RECORDED INFORMATION:
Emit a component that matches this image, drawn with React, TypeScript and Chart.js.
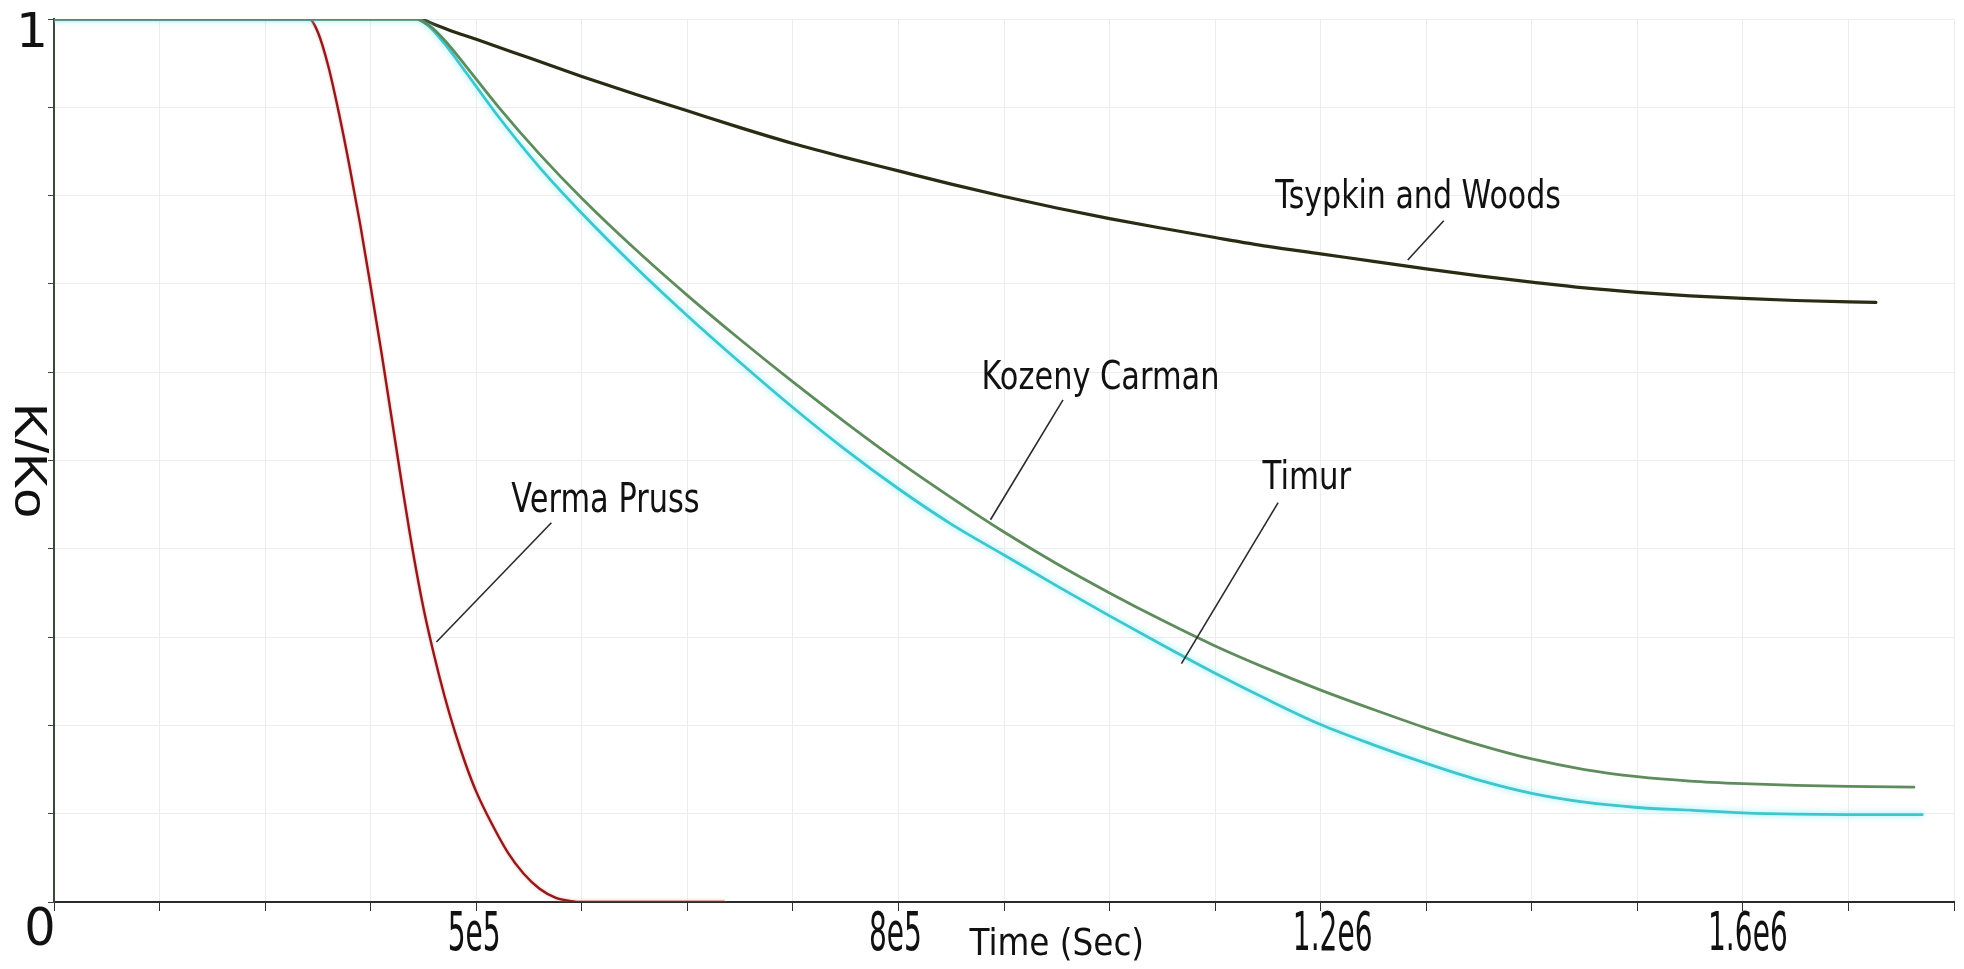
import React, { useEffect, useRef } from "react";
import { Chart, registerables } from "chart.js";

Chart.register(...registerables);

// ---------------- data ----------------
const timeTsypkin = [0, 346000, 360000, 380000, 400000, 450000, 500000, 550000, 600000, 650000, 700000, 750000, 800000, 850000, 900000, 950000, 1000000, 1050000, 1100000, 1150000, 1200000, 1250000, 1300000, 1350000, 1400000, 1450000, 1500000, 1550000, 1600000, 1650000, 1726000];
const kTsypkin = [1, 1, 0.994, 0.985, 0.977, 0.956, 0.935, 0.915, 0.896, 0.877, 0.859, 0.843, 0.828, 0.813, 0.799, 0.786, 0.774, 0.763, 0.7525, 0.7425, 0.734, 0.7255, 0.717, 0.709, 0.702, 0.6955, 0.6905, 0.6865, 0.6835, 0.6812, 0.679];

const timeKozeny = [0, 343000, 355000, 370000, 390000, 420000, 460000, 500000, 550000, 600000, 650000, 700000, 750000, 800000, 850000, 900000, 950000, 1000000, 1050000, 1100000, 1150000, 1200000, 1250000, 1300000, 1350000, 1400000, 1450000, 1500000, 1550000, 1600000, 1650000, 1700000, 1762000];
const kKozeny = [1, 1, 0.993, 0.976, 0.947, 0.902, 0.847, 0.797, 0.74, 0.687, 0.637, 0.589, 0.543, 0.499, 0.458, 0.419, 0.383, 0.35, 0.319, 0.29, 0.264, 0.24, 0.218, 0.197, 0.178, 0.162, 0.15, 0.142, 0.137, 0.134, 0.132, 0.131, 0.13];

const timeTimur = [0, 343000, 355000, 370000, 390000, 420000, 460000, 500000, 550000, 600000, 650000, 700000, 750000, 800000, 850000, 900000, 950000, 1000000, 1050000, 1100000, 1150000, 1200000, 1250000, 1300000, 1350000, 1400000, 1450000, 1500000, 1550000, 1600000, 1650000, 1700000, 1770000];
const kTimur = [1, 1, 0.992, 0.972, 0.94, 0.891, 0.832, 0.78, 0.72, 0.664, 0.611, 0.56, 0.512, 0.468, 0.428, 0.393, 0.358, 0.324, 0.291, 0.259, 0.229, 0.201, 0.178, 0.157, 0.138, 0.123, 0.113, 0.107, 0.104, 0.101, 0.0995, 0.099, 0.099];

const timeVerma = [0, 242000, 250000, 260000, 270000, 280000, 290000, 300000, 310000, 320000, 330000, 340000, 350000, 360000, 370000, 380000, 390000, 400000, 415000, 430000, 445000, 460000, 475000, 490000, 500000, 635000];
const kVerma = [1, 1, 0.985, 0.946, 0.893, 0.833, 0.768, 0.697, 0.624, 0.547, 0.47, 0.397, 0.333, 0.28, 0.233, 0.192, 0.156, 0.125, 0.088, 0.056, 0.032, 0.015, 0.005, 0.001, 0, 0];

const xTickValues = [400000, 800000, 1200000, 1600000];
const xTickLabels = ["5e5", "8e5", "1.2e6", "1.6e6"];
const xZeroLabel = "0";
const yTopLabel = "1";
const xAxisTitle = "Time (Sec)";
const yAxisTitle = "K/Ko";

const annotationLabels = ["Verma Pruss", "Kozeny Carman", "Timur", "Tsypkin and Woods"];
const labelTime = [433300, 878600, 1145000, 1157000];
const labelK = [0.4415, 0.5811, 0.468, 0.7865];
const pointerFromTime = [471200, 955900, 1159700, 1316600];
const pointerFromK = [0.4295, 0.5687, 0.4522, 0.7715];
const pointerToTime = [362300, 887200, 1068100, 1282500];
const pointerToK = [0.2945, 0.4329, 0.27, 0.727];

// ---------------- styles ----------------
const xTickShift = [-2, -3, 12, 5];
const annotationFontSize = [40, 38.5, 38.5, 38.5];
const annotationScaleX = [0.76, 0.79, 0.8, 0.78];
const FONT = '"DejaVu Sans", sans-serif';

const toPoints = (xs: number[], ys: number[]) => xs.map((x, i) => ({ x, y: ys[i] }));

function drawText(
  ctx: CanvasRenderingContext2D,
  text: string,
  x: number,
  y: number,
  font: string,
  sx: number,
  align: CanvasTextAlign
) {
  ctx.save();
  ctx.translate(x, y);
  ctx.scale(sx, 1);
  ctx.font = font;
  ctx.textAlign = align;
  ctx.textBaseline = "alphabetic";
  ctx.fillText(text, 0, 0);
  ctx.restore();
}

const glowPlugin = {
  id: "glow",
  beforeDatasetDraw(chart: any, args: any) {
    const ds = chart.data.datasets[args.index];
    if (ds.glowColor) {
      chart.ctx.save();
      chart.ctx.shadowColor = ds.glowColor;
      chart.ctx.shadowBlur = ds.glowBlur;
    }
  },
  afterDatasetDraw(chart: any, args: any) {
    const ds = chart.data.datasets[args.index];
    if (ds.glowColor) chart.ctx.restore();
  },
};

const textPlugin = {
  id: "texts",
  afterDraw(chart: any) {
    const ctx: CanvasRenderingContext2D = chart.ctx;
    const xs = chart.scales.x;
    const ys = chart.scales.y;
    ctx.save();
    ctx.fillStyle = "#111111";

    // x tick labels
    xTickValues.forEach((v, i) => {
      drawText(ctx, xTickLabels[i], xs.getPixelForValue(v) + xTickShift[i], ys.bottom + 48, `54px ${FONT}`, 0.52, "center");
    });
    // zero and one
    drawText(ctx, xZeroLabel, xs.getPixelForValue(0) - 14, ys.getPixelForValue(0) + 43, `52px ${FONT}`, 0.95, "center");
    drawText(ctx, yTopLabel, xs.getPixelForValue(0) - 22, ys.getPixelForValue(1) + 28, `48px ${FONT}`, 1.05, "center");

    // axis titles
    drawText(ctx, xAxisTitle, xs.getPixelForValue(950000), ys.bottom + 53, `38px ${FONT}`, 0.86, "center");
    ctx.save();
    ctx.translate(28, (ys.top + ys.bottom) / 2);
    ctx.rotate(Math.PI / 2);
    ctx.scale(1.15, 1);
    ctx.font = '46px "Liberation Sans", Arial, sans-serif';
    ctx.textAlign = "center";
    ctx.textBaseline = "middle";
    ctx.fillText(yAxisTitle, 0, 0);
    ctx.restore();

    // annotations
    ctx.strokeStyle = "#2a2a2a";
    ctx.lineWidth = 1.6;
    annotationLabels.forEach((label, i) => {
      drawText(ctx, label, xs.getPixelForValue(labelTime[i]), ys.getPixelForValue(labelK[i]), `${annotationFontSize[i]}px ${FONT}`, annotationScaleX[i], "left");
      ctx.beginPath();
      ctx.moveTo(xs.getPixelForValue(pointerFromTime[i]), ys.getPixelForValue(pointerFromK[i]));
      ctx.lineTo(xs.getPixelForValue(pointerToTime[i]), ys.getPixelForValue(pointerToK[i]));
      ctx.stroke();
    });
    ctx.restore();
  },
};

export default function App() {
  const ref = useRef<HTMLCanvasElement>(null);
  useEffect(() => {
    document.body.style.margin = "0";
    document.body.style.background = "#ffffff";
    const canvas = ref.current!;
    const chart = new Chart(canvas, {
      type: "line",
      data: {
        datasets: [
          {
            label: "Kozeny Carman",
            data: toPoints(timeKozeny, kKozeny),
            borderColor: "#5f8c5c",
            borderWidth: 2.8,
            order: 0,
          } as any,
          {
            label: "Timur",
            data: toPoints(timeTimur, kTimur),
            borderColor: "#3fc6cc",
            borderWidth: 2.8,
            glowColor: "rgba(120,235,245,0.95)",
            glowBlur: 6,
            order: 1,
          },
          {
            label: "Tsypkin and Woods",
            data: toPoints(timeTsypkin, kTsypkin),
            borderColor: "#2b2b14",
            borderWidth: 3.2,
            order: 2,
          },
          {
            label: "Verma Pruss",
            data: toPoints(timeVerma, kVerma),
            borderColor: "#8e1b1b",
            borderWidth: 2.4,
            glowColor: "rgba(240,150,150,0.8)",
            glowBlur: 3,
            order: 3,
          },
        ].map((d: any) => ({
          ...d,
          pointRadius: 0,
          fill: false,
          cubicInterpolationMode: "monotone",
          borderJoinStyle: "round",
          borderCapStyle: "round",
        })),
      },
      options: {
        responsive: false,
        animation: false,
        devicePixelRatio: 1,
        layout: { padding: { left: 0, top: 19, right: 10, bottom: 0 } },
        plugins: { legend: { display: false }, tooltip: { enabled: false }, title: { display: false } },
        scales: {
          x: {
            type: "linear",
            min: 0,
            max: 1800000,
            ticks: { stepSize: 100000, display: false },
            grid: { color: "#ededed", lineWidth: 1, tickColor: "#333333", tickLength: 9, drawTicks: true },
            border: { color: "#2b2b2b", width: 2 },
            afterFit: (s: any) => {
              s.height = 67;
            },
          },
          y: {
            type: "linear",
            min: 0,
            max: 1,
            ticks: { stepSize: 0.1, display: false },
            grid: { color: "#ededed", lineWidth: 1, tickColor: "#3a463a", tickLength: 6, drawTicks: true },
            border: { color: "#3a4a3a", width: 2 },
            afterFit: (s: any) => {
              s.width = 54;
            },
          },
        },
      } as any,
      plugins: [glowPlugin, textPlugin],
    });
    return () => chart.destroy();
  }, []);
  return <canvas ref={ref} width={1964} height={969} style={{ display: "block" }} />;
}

GOAL: Reproduce the material above exactly, first line through the line that contains "0.6835, 0.6812, 0.679];", minus the pictures.

THE RESPONSE:
Emit a component that matches this image, drawn with React, TypeScript and Chart.js.
import React, { useEffect, useRef } from "react";
import { Chart, registerables } from "chart.js";

Chart.register(...registerables);

// ---------------- data ----------------
const timeTsypkin = [0, 346000, 360000, 380000, 400000, 450000, 500000, 550000, 600000, 650000, 700000, 750000, 800000, 850000, 900000, 950000, 1000000, 1050000, 1100000, 1150000, 1200000, 1250000, 1300000, 1350000, 1400000, 1450000, 1500000, 1550000, 1600000, 1650000, 1726000];
const kTsypkin = [1, 1, 0.994, 0.985, 0.977, 0.956, 0.935, 0.915, 0.896, 0.877, 0.859, 0.843, 0.828, 0.813, 0.799, 0.786, 0.774, 0.763, 0.7525, 0.7425, 0.734, 0.7255, 0.717, 0.709, 0.702, 0.6955, 0.6905, 0.6865, 0.6835, 0.6812, 0.679];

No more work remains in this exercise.